**Task statement**
Reproduce the data exactly and drop any pictures it holds.

**Source data**
•••••

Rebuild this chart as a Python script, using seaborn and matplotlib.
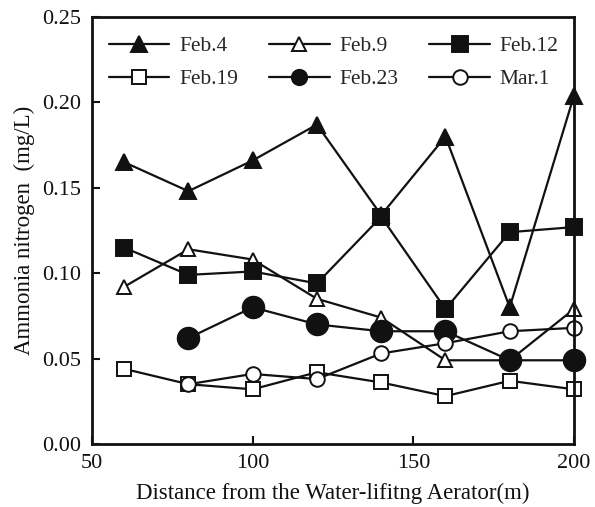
import numpy as np
import pandas as pd
import matplotlib
matplotlib.use("Agg")
import matplotlib.pyplot as plt
import seaborn as sns

# Distance from the aerator (m)
distance = [60, 80, 100, 120, 140, 160, 180, 200]

# Ammonia nitrogen (mg/L) per sampling date
feb4 = [0.165, 0.148, 0.166, 0.187, 0.134, 0.180, 0.080, 0.204]
feb9 = [0.092, 0.114, 0.108, 0.085, 0.074, 0.049, 0.049, 0.079]
feb12 = [0.115, 0.099, 0.101, 0.094, 0.133, 0.079, 0.124, 0.127]
feb19 = [0.044, 0.035, 0.032, 0.042, 0.036, 0.028, 0.037, 0.032]
feb23 = [np.nan, 0.062, 0.080, 0.070, 0.066, 0.066, 0.049, 0.049]
mar1 = [np.nan, 0.035, 0.041, 0.038, 0.053, 0.059, 0.066, 0.068]

series_names = ["Feb.4", "Feb.9", "Feb.12", "Feb.19", "Feb.23", "Mar.1"]
series_values = [feb4, feb9, feb12, feb19, feb23, mar1]

x_ticks = [50, 100, 150, 200]
y_ticks = [0.00, 0.05, 0.10, 0.15, 0.20, 0.25]
y_tick_labels = ["0.00", "0.05", "0.10", "0.15", "0.20", "0.25"]

# marker shape, filled?, size in plot (pt), size in legend (pt)
styles = {
    "Feb.4": ("^", True, 11, 11),
    "Feb.9": ("^", False, 10, 10),
    "Feb.12": ("s", True, 12, 12),
    "Feb.19": ("s", False, 10, 10),
    "Feb.23": ("o", True, 15.5, 11),
    "Mar.1": ("o", False, 10.5, 10.5),
}

INK = "#111111"

sns.set_style("ticks")
plt.rcParams["font.family"] = ["Liberation Serif", "DejaVu Serif"]

fig = plt.figure(figsize=(5.95, 5.07), dpi=100)
ax = fig.add_axes([0.1546, 0.1243, 0.9647 - 0.1546, 0.9665 - 0.1243])

handles = {}
for name, vals in zip(series_names, series_values):
    df = pd.DataFrame({"distance": distance, "value": vals}).dropna()
    marker, filled, ms, _ = styles[name]
    sns.lineplot(
        data=df, x="distance", y="value", ax=ax,
        color=INK, linewidth=1.6,
        marker=marker, markersize=ms,
        markerfacecolor=INK if filled else "white",
        markeredgecolor=INK, markeredgewidth=1.4,
        label=name, legend=False, zorder=3, clip_on=False,
    )
    handles[name] = ax.lines[-1]

ax.set_xlim(50, 200)
ax.set_ylim(0, 0.25)
ax.set_xticks(x_ticks)
ax.set_yticks(y_ticks)
ax.set_yticklabels(y_tick_labels)
ax.tick_params(axis="both", direction="in", length=6, width=1.5,
               labelsize=16, colors=INK, top=False, right=False)
ax.tick_params(axis="x", pad=7)
ax.tick_params(axis="y", pad=8)
for s in ax.spines.values():
    s.set_linewidth(2)
    s.set_color(INK)
    s.set_zorder(4)

ax.set_xlabel("Distance from the Water-lifitng Aerator(m)", fontsize=16.5,
              color=INK, labelpad=7)
ax.set_ylabel("Ammonia nitrogen  (mg/L)", fontsize=16.5, color=INK,
              labelpad=5)

order = ["Feb.4", "Feb.19", "Feb.9", "Feb.23", "Feb.12", "Mar.1"]
leg = ax.legend([handles[n] for n in order], order, ncol=3, frameon=False,
                loc="upper left", bbox_to_anchor=(0.0, 0.995),
                fontsize=15.5, handlelength=2.8, handletextpad=0.45,
                columnspacing=1.45, labelspacing=0.6, borderaxespad=0.4)
for h, n in zip(leg.legend_handles, order):
    h.set_markersize(styles[n][3])

fig.savefig("out.png", dpi=100)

•••••

**Exercise response**
Rebuild this chart as a Python script, using seaborn and matplotlib.
import numpy as np
import pandas as pd
import matplotlib
matplotlib.use("Agg")
import matplotlib.pyplot as plt
import seaborn as sns

# Distance from the aerator (m)
distance = [60, 80, 100, 120, 140, 160, 180, 200]

# Ammonia nitrogen (mg/L) per sampling date
feb4 = [0.165, 0.148, 0.166, 0.187, 0.134, 0.180, 0.080, 0.204]
feb9 = [0.092, 0.114, 0.108, 0.085, 0.074, 0.049, 0.049, 0.079]
feb12 = [0.115, 0.099, 0.101, 0.094, 0.133, 0.079, 0.124, 0.127]
feb19 = [0.044, 0.035, 0.032, 0.042, 0.036, 0.028, 0.037, 0.032]
feb23 = [np.nan, 0.062, 0.080, 0.070, 0.066, 0.066, 0.049, 0.049]
mar1 = [np.nan, 0.035, 0.041, 0.038, 0.053, 0.059, 0.066, 0.068]

series_names = ["Feb.4", "Feb.9", "Feb.12", "Feb.19", "Feb.23", "Mar.1"]
series_values = [feb4, feb9, feb12, feb19, feb23, mar1]

x_ticks = [50, 100, 150, 200]
y_ticks = [0.00, 0.05, 0.10, 0.15, 0.20, 0.25]
y_tick_labels = ["0.00", "0.05", "0.10", "0.15", "0.20", "0.25"]

# marker shape, filled?, size in plot (pt), size in legend (pt)
styles = {
    "Feb.4": ("^", True, 11, 11),
    "Feb.9": ("^", False, 10, 10),
    "Feb.12": ("s", True, 12, 12),
    "Feb.19": ("s", False, 10, 10),
    "Feb.23": ("o", True, 15.5, 11),
    "Mar.1": ("o", False, 10.5, 10.5),
}

INK = "#111111"

sns.set_style("ticks")
plt.rcParams["font.family"] = ["Liberation Serif", "DejaVu Serif"]

fig = plt.figure(figsize=(5.95, 5.07), dpi=100)
ax = fig.add_axes([0.1546, 0.1243, 0.9647 - 0.1546, 0.9665 - 0.1243])

handles = {}
for name, vals in zip(series_names, series_values):
    df = pd.DataFrame({"distance": distance, "value": vals}).dropna()
    marker, filled, ms, _ = styles[name]
    sns.lineplot(
        data=df, x="distance", y="value", ax=ax,
        color=INK, linewidth=1.6,
        marker=marker, markersize=ms,
        markerfacecolor=INK if filled else "white",
        markeredgecolor=INK, markeredgewidth=1.4,
        label=name, legend=False, zorder=3, clip_on=False,
    )
    handles[name] = ax.lines[-1]

ax.set_xlim(50, 200)
ax.set_ylim(0, 0.25)
ax.set_xticks(x_ticks)
ax.set_yticks(y_ticks)
ax.set_yticklabels(y_tick_labels)
ax.tick_params(axis="both", direction="in", length=6, width=1.5,
               labelsize=16, colors=INK, top=False, right=False)
ax.tick_params(axis="x", pad=7)
ax.tick_params(axis="y", pad=8)
for s in ax.spines.values():
    s.set_linewidth(2)
    s.set_color(INK)
    s.set_zorder(4)

ax.set_xlabel("Distance from the Water-lifitng Aerator(m)", fontsize=16.5,
              color=INK, labelpad=7)
ax.set_ylabel("Ammonia nitrogen  (mg/L)", fontsize=16.5, color=INK,
              labelpad=5)

order = ["Feb.4", "Feb.19", "Feb.9", "Feb.23", "Feb.12", "Mar.1"]
leg = ax.legend([handles[n] for n in order], order, ncol=3, frameon=False,
                loc="upper left", bbox_to_anchor=(0.0, 0.995),
                fontsize=15.5, handlelength=2.8, handletextpad=0.45,
                columnspacing=1.45, labelspacing=0.6, borderaxespad=0.4)
for h, n in zip(leg.legend_handles, order):
    h.set_markersize(styles[n][3])

fig.savefig("out.png", dpi=100)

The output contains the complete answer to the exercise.